About Nate Bird

Greetings!  I’m Nate Bird!  I am currently working as an algorithm/research engineer.  I specialize in sensing and computer vision and have experienced the entire algorithm development cycle:  conception, design, implementation, testing, and maintenance of sensing and computer vision systems.

I received my M.S. and Ph.D. in Computer Science at the beautiful University of Minnesota in 2009. My advisor was Nikos Papanikolopoulos. During my time there, I worked with the Artificial Intelligence, Robotics, and Vision Laboratory, specifically the Monitoring Human Activity subgroup. My dissertation research was in support of high-precision, vision-based human body tracking. The motivating problem was the helical tomotherapy machine, a medical device that is used to perform conformal radiation therapy. To accurately target the radiation, the patient must be where the device expects them to be to be. My thesis work focused on structured light systems, stereoscopic vision systems that use cameras and projectors for detection. Specifically, I analyzed how to place the components of these systems to achieve a desired accuracy, as well as how to precisely calibrate such systems once they have been set up.
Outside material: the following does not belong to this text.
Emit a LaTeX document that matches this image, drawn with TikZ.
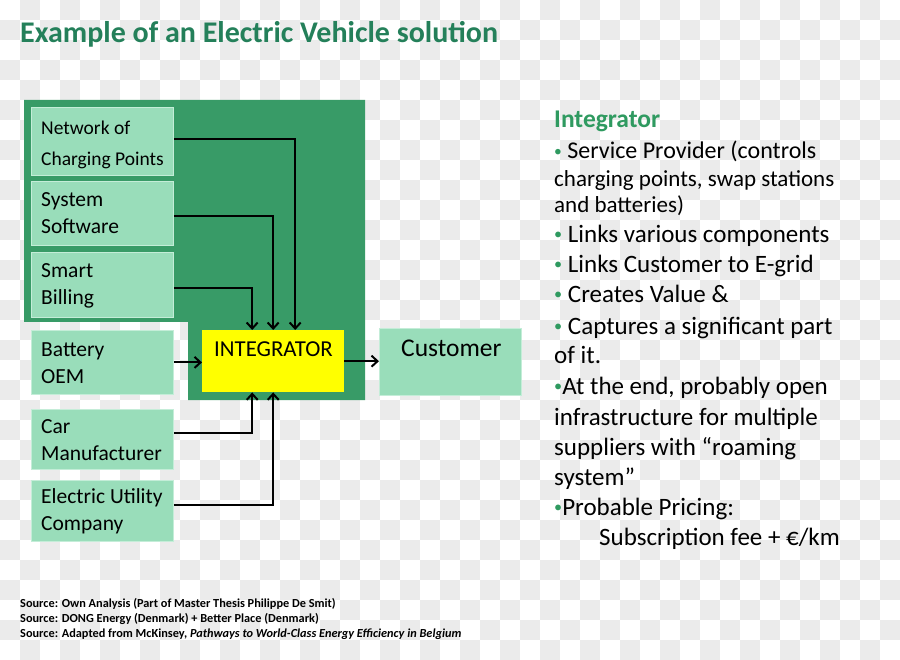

Other research from my time in graduate school dealt with vision-based tracking and monitoring.  I worked to develop a large vision-based human activities monitoring system for the Department of Homeland Security, comprising of over 100 cameras and many detected behaviors. Prior to that, I worked on a project to detect when motorists engaged in distracting behavior. Finally, I developed a system to detect loitering individuals in public transportation areas.

In summer 2008 and summer 2009, I was a program co-coordinator for the Technology Day Camp, a free day camp program put on by the lab for underprivledged local middle school students to get them interested in robotics, technology, and college in general.  In 2009, we were successful in expanding the program to three weeks so more kids could benefit.

After I finished my Ph.D., I served as an assistant professor of Computer Science at Ohio Northern University, a small, rural, liberal arts institution focused on educating undergraduate students. There, I taught a wide variety of courses including introductory programming (Java and C++), algorithms, programming languages, operating systems, computer security, computer vision, and microprocessors. I like to think my courses were interesting, and focused on the fundamentals, while often incorporating large student-driven projects. This let my students explore applications of the course material that they individually find interesting, while simultaneously reinforcing the theoretical material.  My research from this time focused on vision-based behavior monitoring.  One system I built used vision to determine whether robots in a multi-robot team may have been compromised. Another project I worked on used the Microsoft Kinect sensors to monitor school children to automatically detect behaviors known to be indicative of autism.

I have had a varied and rewarding career thus far, and I hope that this trend will continue well into the future!